### [Problem to work on]
Count the lines that include the string "matplotlib", and give only that number.

====

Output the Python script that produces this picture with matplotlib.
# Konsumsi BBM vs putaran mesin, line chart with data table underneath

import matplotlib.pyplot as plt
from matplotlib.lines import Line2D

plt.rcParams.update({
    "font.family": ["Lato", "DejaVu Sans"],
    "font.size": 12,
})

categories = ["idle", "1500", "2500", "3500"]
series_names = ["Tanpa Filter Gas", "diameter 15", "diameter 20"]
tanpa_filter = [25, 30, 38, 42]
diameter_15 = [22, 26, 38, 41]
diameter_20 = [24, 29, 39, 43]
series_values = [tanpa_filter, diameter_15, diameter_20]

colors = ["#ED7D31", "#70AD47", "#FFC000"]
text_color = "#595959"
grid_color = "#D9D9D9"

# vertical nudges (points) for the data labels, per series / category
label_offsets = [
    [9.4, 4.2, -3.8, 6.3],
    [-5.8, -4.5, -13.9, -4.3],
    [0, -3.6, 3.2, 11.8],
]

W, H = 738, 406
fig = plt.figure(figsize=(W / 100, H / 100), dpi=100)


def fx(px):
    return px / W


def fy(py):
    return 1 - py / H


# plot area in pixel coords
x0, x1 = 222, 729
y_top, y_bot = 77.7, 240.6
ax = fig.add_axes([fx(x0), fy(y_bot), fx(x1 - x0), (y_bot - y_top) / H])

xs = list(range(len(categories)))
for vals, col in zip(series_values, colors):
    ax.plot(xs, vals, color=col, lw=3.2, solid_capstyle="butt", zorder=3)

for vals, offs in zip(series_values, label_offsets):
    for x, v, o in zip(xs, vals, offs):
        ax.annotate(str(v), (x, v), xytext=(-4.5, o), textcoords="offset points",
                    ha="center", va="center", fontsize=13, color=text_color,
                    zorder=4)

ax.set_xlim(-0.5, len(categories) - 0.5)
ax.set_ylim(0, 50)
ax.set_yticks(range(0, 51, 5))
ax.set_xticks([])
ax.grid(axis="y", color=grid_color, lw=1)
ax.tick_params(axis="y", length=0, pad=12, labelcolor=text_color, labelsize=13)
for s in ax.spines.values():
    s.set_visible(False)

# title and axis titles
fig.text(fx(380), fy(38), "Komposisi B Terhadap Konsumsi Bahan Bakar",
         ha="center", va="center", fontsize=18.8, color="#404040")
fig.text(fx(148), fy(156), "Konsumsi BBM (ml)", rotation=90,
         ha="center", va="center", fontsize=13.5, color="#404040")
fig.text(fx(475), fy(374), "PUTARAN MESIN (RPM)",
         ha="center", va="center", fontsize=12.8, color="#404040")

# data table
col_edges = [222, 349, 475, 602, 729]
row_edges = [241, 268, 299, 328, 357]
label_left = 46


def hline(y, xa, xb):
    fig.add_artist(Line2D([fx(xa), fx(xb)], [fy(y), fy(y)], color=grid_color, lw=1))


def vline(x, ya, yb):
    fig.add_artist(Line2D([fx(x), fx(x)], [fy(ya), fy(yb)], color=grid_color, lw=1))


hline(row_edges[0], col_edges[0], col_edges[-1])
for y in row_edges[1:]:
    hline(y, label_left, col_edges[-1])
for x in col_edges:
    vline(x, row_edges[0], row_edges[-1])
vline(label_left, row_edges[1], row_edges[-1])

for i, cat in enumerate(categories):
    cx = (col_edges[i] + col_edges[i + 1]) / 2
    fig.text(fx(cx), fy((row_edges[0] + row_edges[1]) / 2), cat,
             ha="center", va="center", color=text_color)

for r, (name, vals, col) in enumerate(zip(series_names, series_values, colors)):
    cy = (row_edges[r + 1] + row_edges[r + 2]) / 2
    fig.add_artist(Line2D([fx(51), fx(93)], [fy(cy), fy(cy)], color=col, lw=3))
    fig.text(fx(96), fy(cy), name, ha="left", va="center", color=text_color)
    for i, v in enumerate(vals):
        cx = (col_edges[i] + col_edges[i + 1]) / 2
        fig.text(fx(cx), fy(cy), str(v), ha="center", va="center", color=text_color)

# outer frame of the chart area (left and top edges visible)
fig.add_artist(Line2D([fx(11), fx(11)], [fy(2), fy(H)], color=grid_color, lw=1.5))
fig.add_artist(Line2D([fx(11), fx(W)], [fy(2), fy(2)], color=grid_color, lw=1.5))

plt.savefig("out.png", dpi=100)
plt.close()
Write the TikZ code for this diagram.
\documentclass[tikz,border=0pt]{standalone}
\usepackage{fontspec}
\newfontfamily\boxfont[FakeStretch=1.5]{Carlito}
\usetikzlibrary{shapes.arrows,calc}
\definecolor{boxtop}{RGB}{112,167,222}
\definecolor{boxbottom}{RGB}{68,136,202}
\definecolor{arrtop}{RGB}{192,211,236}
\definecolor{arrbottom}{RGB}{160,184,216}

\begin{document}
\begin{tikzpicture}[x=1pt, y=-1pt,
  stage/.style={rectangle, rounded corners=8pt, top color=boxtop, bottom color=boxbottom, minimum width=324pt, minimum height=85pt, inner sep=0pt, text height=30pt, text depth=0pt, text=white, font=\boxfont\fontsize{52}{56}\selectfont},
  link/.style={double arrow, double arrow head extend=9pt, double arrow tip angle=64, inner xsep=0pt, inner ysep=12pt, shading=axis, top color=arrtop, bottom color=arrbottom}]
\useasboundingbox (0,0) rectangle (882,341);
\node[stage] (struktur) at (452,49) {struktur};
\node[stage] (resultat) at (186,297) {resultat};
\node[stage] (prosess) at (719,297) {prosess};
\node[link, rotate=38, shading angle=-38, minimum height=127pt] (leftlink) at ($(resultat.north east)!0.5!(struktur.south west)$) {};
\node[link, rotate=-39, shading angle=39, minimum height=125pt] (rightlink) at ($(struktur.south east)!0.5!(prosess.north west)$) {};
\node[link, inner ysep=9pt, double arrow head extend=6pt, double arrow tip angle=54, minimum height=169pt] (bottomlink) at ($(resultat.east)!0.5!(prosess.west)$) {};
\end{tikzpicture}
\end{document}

====

### [Answer to this exercise]
3